You'll find more about accommodations, weather, maps, rail travel and other practical guidance at the end of the trip log.
Getting There: After flying from Texas to Frankfurt by Lufthansa, I went by train next day to Konstanz, a lakeshore resort in South Germany only two kilometers from the Swiss border. Here, I picked up my bike, which I had left in storage through the winter after cycling around Switzerland the previous fall (See "Around Switzerland by Bike, 2003" on home page menu). The following day, I took my bike by train for the short trip to Rottweil, a historic town on the Neckar River and starting point of my tour.
A DAY-BY-DAY LOG OF THE TRIP
Along The Neckartal Radweg
From Rottweil downstream all the way to Heidelberg, the Neckartal Radweg
(bike path) is almost all paved with only a few short stretches of gravel.
The route is marked by white signs with green letters and a bicycle icon
with a red front wheel. While generally flat, there are occasional low hills
and two bigger climbs over the hills near Lauffen.
DAY ONE: Rottweil to Glatt, 45 kms. It was mid-morning when my train reached Rottweil and time to start cycling down the Neckartal Radweg . That left no time to explore historic Rottweil but I did glimpse the ancient town perched on a hill above the bike path.
This was a rustic ride, actually through a corner of the Black Forest beside the narrow, swiftly-flowing Neckar River. A few low, rolling hills later I pedaled into Sulz, a larger town where I stocked up on fresh fruits and vegetables at the huge Neuhaus supermarket.
Another hour of pedaling led to Glatt, 2 kms from the Neckar up an easy grade. In the village here, I biked over a drawbridge into the Wasser Schloss, a moated, medieval castle.
After buying more supplies at the village lebensmittel (food shop) I pedaled up another easy grade to my hotel, the Pension Himmelrech, RD, BB and possibly the best hotel with the lowest price on the entire trip.
DAY TWO: Glatt to Tuebingen, 50 kms. It was cold next morning as I coasted down from Glatt to rejoin the Neckartal Radweg, and touring cyclists were few. On beside the Neckar, I biked through Dettingen, a town ablaze with flowering lilac and lavender bushes. Then came Horb, another ancient town soaring in tiers of streets lined by medieval houses up a hillside capped by an ancient Stift (abbey).

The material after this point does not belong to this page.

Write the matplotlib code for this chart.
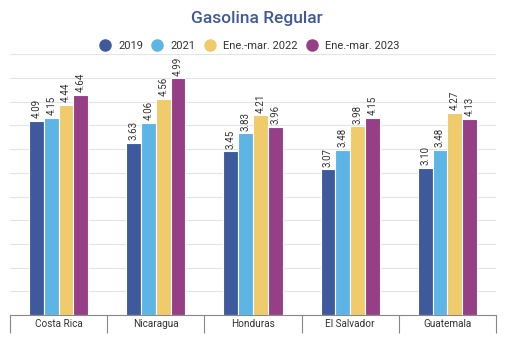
import matplotlib.pyplot as plt
from matplotlib.lines import Line2D
import numpy as np

plt.rcParams['font.family'] = ['Roboto', 'DejaVu Sans']

countries = ['Costa Rica', 'Nicaragua', 'Honduras', 'El Salvador', 'Guatemala']
series = ['2019', '2021', 'Ene.-mar. 2022', 'Ene.-mar. 2023']
v2019 = [4.09, 3.63, 3.45, 3.07, 3.10]
v2021 = [4.15, 4.06, 3.83, 3.48, 3.48]
v2022 = [4.44, 4.56, 4.21, 3.98, 4.27]
v2023 = [4.64, 4.99, 3.96, 4.15, 4.13]
colors = ['#3f5a9c', '#5cb5e5', '#f0cb6c', '#963f87']

fig = plt.figure(figsize=(5.14, 3.52), dpi=100)
ax = fig.add_axes([10/514, 37/352, 486/514, 260.7/352])

x = np.arange(len(countries))
w = 0.1525
for i, vals in enumerate([v2019, v2021, v2022, v2023]):
    xs = x + (i - 1.5) * w
    ax.bar(xs, vals, width=w, color=colors[i], edgecolor='white', linewidth=0.8, zorder=3)
    for xi, v in zip(xs, vals):
        ax.text(xi, v + 0.06, f'{v:.2f}', rotation=90, ha='center', va='bottom',
                fontsize=7, color='#333333', zorder=4)

ax.set_xlim(-0.5, 4.5)
ax.set_ylim(0, 5.5)
ax.set_yticks(np.arange(0, 5.51, 0.5))
ax.yaxis.grid(True, color='#e4e4e4', linewidth=0.8, zorder=0)
ax.tick_params(axis='y', length=0, labelleft=False)
for s in ['left', 'right', 'top']:
    ax.spines[s].set_visible(False)
ax.spines['bottom'].set_color('#888888')
ax.spines['bottom'].set_zorder(5)

ax.set_xticks(x)
ax.set_xticklabels(countries, fontsize=7.2, color='#333333')
ax.tick_params(axis='x', which='major', length=0, pad=3)
ax.set_xticks(np.arange(-0.5, 4.6, 1), minor=True)
ax.tick_params(axis='x', which='minor', length=12.7, width=0.8, color='#888888', direction='out')

fig.text(0.5, 1 - 18.5/352, 'Gasolina Regular', ha='center', va='center',
         fontsize=12.5, fontweight='medium', color='#3f5a9c')

handles = [Line2D([], [], marker='o', linestyle='', markersize=8,
                  markerfacecolor=c, markeredgecolor=c) for c in colors]
fig.legend(handles, series, loc='center', bbox_to_anchor=(249.5/514, 1 - 46/352),
           ncol=4, frameon=False, fontsize=8, handletextpad=0.72,
           columnspacing=0.76, handlelength=1.0, labelcolor='#333333')

fig.savefig('out.png', dpi=100)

Past here, I caught up with a group of men and women cyclists--all middle-aged and members of the same family who meet each spring for a ten-day bike tour. Several spoke English and they invited me to ride with them. This was helpful because the radweg was not signed through the rambling town of Eyrach and even the Germans had to ask for directions.
I left them on the centuries-old Marktplatz in Rothenberg, where they stopped for lunch. From here on, I followed the maps in my Bikeline guide which took me through the heart of ancient Tuebingen right to the Tourist Office door. Inside, the staff gave me a streep map on which they clearly marked my hotel. And 20 minutes later, I was at H. Kuerner, OK but small rooms.
The ancient university town of Tuebingen is not to be missed. In the evening, I biked through the huge Altstadt (Old Town) with its impressive Stiftkirch and the enormous Hohenbingen Schloss, a massive fortress on a hill beside the Neckar.
DAY 3: Tuebingen to Marbach, 20 kms, then by train. To squeeze a bike ride into this day, I cycled early from Tuebingen on the Neckar Radweg past wealthy riverside homes to Kirchentellins, then returned to Tuebingen bahnhof.
Reports of congestion and difficulty finding the way through the heavily industrialized region around Stuttgart prompted me to skip this section of the radweg and take the train. Taking the hourly RE train from Tuebingen to Stuttgart Hauptbahnhof was simple enough. But the connecting S-bahn train to Marbach leaves from an underground station accessible only by carrying bike and panniers down 4 flights of stairs. If you try this, be sure to get on the right train for Marbach, a 25-minute ride through heavily-populated riverside towns. Both train rides followed the Neckar, with the bike path visible part of the way.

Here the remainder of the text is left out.